_Instructions for the task_
Below is a listing; print exactly its lines from the one containing "Generate a web" down to the one containing "const FONT = 'DejaVu Sans';", both inclusive, with every picture left out.

_Entries provided_
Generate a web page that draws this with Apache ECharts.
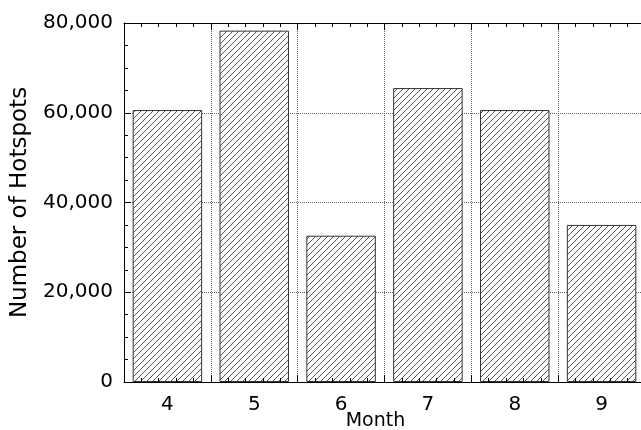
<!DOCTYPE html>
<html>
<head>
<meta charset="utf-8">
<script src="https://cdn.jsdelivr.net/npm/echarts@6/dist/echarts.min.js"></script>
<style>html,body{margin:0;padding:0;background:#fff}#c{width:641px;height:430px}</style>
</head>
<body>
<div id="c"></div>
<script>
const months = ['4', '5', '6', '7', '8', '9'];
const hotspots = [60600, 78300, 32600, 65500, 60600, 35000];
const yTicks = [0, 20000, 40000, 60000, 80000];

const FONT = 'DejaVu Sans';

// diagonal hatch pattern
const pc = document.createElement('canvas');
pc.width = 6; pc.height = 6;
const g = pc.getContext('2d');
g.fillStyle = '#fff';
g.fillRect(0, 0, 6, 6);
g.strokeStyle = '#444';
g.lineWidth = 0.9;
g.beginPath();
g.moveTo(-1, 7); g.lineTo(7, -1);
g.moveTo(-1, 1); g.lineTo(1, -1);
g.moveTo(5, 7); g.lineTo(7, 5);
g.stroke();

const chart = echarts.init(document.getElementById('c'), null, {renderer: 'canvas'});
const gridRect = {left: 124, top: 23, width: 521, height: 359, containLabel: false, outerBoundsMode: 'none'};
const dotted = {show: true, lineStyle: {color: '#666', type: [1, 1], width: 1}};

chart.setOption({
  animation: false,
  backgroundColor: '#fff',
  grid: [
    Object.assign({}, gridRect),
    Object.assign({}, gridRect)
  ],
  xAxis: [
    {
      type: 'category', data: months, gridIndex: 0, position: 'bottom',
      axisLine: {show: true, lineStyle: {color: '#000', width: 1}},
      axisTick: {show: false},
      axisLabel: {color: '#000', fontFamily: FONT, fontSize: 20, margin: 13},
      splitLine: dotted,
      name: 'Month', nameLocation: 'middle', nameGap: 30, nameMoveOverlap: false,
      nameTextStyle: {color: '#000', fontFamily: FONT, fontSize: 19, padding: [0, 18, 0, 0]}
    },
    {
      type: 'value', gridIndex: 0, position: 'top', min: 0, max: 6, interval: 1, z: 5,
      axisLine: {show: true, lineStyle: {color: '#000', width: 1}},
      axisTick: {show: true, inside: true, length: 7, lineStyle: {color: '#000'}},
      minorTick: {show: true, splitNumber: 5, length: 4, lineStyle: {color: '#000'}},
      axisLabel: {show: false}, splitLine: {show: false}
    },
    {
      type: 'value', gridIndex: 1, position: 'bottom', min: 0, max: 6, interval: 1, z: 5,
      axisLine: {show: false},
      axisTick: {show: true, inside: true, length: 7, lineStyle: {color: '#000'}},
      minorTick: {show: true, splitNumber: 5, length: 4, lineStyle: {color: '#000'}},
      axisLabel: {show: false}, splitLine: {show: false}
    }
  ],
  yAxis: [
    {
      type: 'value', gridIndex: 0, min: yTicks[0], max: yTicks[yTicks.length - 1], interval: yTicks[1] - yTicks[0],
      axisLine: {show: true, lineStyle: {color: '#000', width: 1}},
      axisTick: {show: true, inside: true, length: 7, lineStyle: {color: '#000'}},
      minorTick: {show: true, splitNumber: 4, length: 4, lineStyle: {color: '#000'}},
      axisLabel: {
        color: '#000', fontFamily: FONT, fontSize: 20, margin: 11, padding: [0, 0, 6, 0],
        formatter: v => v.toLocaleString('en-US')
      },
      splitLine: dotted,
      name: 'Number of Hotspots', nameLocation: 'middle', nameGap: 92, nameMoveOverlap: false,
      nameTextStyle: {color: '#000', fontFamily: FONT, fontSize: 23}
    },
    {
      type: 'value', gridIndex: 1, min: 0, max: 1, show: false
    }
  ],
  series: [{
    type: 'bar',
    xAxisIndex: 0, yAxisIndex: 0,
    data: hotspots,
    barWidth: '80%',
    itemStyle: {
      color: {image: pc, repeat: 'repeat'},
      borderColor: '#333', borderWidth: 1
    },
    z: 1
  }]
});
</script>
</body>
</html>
* * *
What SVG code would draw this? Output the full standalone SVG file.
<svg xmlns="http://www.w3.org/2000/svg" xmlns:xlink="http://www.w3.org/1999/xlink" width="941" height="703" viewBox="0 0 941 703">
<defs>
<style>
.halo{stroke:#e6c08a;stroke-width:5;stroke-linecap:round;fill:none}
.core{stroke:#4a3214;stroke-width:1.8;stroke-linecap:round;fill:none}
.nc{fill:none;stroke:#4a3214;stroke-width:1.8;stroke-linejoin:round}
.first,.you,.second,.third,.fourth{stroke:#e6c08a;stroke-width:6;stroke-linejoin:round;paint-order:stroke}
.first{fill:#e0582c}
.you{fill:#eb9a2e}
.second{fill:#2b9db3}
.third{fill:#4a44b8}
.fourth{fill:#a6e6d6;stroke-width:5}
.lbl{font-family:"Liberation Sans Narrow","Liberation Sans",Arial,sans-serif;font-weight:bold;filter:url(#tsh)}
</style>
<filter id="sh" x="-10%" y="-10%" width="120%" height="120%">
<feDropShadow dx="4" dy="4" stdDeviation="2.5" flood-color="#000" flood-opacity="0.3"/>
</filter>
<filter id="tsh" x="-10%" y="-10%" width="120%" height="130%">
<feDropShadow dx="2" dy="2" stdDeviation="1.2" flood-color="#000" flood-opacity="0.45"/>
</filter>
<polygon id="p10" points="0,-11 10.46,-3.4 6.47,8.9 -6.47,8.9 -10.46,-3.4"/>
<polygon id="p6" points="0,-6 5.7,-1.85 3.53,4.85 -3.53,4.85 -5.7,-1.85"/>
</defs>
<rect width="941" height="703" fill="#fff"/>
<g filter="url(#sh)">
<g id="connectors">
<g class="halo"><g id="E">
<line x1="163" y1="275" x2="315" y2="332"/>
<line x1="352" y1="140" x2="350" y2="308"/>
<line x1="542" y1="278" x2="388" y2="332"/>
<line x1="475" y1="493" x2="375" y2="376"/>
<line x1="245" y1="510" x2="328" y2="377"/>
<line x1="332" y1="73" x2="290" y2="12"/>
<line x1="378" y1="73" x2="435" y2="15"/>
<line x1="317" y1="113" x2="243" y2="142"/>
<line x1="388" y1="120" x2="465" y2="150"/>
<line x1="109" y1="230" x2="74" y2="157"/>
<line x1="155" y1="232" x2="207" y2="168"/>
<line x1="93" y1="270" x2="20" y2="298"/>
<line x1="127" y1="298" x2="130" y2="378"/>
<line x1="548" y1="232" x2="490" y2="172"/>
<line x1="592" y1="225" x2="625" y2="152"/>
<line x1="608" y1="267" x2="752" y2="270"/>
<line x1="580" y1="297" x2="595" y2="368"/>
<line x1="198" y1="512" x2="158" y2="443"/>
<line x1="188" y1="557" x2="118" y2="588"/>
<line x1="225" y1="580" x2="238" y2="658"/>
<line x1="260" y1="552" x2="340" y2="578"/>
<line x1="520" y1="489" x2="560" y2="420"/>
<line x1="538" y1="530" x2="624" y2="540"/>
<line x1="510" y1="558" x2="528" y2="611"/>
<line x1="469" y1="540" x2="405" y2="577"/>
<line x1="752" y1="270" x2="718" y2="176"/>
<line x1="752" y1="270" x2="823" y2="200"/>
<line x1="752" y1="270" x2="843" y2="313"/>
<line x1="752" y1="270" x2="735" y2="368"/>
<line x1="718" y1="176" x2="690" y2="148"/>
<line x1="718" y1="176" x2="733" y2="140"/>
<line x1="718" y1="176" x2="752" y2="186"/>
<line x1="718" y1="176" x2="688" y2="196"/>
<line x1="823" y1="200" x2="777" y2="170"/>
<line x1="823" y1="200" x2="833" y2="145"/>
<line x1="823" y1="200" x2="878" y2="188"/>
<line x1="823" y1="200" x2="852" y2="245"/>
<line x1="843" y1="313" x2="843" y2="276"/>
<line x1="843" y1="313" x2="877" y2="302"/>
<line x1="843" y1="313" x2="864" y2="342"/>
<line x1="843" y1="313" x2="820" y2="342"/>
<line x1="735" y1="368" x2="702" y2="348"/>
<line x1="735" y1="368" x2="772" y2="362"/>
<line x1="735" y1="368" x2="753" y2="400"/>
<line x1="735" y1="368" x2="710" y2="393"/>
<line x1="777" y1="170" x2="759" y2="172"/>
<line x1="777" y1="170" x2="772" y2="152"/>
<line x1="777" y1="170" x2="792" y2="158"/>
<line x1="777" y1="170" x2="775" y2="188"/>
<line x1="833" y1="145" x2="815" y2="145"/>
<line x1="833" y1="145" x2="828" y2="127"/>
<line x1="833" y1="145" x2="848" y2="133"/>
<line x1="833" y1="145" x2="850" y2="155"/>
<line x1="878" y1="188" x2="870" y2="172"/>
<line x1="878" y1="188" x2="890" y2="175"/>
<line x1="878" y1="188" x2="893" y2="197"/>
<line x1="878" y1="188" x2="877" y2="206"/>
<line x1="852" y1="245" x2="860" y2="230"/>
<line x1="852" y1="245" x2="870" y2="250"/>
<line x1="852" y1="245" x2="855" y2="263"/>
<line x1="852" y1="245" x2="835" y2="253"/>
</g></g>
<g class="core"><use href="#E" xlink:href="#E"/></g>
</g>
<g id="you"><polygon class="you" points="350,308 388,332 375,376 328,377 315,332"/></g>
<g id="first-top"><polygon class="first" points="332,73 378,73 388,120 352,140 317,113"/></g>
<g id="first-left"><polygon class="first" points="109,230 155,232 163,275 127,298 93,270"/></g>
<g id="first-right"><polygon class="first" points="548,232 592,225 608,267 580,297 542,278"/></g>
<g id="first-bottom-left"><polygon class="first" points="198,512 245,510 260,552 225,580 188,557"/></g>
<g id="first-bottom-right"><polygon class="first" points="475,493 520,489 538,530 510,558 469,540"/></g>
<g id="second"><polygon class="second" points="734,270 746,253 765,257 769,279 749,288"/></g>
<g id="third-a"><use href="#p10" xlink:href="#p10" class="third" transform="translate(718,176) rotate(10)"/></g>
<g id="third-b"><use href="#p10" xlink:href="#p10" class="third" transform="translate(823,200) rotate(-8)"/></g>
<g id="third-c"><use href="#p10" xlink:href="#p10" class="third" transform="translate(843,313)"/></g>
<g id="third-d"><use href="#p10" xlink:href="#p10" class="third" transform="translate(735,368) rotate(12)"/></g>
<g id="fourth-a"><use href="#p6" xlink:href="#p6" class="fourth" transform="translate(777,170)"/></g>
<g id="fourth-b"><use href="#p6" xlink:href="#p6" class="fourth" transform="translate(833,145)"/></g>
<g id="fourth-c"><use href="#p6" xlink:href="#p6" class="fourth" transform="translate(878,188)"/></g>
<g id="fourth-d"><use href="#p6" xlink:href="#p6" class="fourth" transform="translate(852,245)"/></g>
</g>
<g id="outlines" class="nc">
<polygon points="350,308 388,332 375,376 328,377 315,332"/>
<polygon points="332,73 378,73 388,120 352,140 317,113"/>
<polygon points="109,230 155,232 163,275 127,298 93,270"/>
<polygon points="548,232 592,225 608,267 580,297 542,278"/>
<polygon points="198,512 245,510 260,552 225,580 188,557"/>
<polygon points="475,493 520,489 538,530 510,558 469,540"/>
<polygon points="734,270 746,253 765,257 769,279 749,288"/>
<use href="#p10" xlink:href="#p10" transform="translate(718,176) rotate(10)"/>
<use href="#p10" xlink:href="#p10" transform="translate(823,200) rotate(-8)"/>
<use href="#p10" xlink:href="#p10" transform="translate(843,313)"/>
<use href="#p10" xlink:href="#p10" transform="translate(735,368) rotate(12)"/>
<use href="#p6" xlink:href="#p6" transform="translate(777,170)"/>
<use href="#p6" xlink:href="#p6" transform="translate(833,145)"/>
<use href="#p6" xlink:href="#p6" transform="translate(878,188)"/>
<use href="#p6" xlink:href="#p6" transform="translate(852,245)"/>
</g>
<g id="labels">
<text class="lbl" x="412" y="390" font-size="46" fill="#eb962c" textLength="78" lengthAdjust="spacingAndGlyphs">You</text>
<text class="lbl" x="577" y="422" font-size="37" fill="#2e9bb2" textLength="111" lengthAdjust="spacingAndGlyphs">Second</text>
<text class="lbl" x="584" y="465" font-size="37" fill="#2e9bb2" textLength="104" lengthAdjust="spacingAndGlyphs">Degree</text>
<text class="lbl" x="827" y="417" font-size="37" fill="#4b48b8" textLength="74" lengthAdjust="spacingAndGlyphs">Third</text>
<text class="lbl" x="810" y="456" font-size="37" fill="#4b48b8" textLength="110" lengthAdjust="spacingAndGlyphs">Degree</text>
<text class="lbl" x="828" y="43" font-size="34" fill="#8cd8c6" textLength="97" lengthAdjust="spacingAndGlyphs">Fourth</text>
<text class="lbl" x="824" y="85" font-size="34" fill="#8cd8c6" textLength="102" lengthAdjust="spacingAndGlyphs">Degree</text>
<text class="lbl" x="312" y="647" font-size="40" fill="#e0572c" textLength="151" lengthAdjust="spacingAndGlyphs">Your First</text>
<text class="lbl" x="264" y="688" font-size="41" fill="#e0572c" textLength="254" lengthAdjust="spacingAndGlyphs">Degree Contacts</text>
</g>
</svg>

_Complete response_
Generate a web page that draws this with Apache ECharts.
<!DOCTYPE html>
<html>
<head>
<meta charset="utf-8">
<script src="https://cdn.jsdelivr.net/npm/echarts@6/dist/echarts.min.js"></script>
<style>html,body{margin:0;padding:0;background:#fff}#c{width:641px;height:430px}</style>
</head>
<body>
<div id="c"></div>
<script>
const months = ['4', '5', '6', '7', '8', '9'];
const hotspots = [60600, 78300, 32600, 65500, 60600, 35000];
const yTicks = [0, 20000, 40000, 60000, 80000];

const FONT = 'DejaVu Sans';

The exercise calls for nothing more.